-- begin DATA SECTION --

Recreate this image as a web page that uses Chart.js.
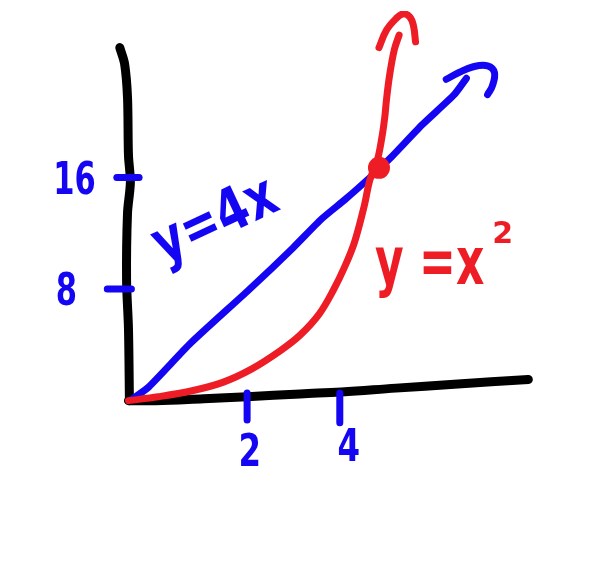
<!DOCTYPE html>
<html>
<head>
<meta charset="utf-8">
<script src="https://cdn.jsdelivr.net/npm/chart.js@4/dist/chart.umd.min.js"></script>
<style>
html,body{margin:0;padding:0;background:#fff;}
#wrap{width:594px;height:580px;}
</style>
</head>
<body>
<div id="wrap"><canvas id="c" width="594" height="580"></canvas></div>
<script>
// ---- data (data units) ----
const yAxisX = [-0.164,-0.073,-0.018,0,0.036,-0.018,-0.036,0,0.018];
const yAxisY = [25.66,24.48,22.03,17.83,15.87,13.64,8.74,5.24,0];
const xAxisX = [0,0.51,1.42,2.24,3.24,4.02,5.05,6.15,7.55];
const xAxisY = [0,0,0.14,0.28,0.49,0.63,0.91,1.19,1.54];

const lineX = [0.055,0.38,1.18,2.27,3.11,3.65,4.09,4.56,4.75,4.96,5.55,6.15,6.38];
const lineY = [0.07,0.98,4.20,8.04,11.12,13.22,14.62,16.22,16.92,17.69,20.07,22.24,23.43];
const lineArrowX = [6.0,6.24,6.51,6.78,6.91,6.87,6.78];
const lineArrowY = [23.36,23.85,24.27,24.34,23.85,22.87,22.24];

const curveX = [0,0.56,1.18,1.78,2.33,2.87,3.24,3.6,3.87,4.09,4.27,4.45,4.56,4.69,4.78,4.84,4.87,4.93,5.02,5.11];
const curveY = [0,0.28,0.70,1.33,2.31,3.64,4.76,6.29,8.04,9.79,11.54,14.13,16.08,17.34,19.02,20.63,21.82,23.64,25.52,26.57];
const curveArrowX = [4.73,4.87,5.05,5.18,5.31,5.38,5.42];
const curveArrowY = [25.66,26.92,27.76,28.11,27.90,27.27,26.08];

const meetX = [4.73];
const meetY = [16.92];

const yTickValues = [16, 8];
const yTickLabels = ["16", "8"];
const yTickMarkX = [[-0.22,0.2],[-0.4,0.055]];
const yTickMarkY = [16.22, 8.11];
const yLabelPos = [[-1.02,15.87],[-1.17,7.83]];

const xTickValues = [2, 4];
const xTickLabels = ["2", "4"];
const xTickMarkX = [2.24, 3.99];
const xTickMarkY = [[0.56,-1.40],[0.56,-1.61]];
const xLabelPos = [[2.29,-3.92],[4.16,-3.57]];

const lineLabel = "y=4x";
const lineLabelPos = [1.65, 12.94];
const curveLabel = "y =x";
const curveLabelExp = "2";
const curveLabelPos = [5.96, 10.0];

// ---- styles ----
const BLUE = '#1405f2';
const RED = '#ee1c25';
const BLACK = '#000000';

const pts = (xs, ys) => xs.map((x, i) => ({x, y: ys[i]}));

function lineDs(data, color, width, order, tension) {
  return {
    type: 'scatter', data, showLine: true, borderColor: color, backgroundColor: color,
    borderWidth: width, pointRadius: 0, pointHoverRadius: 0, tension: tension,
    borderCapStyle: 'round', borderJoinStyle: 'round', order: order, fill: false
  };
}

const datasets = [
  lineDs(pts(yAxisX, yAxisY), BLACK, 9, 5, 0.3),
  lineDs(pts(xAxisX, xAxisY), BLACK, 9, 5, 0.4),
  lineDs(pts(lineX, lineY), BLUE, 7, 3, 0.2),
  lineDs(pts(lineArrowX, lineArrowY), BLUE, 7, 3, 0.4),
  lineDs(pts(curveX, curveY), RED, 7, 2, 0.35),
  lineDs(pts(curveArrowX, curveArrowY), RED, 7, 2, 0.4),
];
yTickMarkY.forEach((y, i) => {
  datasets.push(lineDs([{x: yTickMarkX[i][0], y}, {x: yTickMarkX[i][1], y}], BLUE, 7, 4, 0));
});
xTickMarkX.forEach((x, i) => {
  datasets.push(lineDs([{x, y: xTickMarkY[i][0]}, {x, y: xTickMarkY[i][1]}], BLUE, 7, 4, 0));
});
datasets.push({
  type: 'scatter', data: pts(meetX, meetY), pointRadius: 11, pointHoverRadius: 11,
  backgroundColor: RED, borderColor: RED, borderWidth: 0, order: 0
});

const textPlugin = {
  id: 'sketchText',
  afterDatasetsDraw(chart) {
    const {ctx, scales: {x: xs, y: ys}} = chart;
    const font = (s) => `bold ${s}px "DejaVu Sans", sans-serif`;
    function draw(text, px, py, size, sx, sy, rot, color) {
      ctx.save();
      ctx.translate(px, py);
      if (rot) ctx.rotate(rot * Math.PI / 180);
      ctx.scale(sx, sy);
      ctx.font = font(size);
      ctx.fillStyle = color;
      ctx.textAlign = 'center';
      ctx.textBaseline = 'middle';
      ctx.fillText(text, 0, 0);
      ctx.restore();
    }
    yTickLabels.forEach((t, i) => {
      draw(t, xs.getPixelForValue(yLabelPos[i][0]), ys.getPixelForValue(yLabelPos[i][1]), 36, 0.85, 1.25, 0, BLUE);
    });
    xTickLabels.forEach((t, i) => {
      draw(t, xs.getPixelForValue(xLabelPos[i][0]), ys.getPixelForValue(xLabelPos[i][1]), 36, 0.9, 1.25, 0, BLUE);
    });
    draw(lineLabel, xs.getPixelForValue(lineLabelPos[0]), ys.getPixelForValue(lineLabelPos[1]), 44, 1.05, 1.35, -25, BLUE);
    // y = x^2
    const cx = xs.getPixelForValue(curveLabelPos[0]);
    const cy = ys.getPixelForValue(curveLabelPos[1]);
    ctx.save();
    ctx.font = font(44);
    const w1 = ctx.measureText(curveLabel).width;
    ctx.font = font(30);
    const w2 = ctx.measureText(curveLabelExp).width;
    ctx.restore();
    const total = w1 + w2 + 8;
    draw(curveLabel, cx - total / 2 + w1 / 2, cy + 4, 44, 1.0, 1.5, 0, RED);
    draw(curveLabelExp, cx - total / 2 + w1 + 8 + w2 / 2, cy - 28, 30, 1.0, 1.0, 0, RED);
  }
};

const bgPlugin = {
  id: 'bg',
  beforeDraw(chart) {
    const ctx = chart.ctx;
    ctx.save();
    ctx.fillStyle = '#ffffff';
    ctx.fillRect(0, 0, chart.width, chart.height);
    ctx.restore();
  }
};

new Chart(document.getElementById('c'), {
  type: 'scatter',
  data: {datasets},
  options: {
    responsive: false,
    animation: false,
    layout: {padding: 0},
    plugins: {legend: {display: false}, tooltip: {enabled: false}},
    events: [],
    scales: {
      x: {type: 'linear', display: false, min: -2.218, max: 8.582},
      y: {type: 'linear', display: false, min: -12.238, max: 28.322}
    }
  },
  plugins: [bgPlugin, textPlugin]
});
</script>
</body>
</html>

-- end DATA SECTION --

* **INSTRUCTION**: Starting at the top of the listing above, please restate word for word each line up to and including the one that holds "const lineArrowY = [23.36,23.85,24.27,24.34,23.85,22.87,22.24];", omitting every image.

* **PROBLEM SOLUTION**:
Recreate this image as a web page that uses Chart.js.
<!DOCTYPE html>
<html>
<head>
<meta charset="utf-8">
<script src="https://cdn.jsdelivr.net/npm/chart.js@4/dist/chart.umd.min.js"></script>
<style>
html,body{margin:0;padding:0;background:#fff;}
#wrap{width:594px;height:580px;}
</style>
</head>
<body>
<div id="wrap"><canvas id="c" width="594" height="580"></canvas></div>
<script>
// ---- data (data units) ----
const yAxisX = [-0.164,-0.073,-0.018,0,0.036,-0.018,-0.036,0,0.018];
const yAxisY = [25.66,24.48,22.03,17.83,15.87,13.64,8.74,5.24,0];
const xAxisX = [0,0.51,1.42,2.24,3.24,4.02,5.05,6.15,7.55];
const xAxisY = [0,0,0.14,0.28,0.49,0.63,0.91,1.19,1.54];

const lineX = [0.055,0.38,1.18,2.27,3.11,3.65,4.09,4.56,4.75,4.96,5.55,6.15,6.38];
const lineY = [0.07,0.98,4.20,8.04,11.12,13.22,14.62,16.22,16.92,17.69,20.07,22.24,23.43];
const lineArrowX = [6.0,6.24,6.51,6.78,6.91,6.87,6.78];
const lineArrowY = [23.36,23.85,24.27,24.34,23.85,22.87,22.24];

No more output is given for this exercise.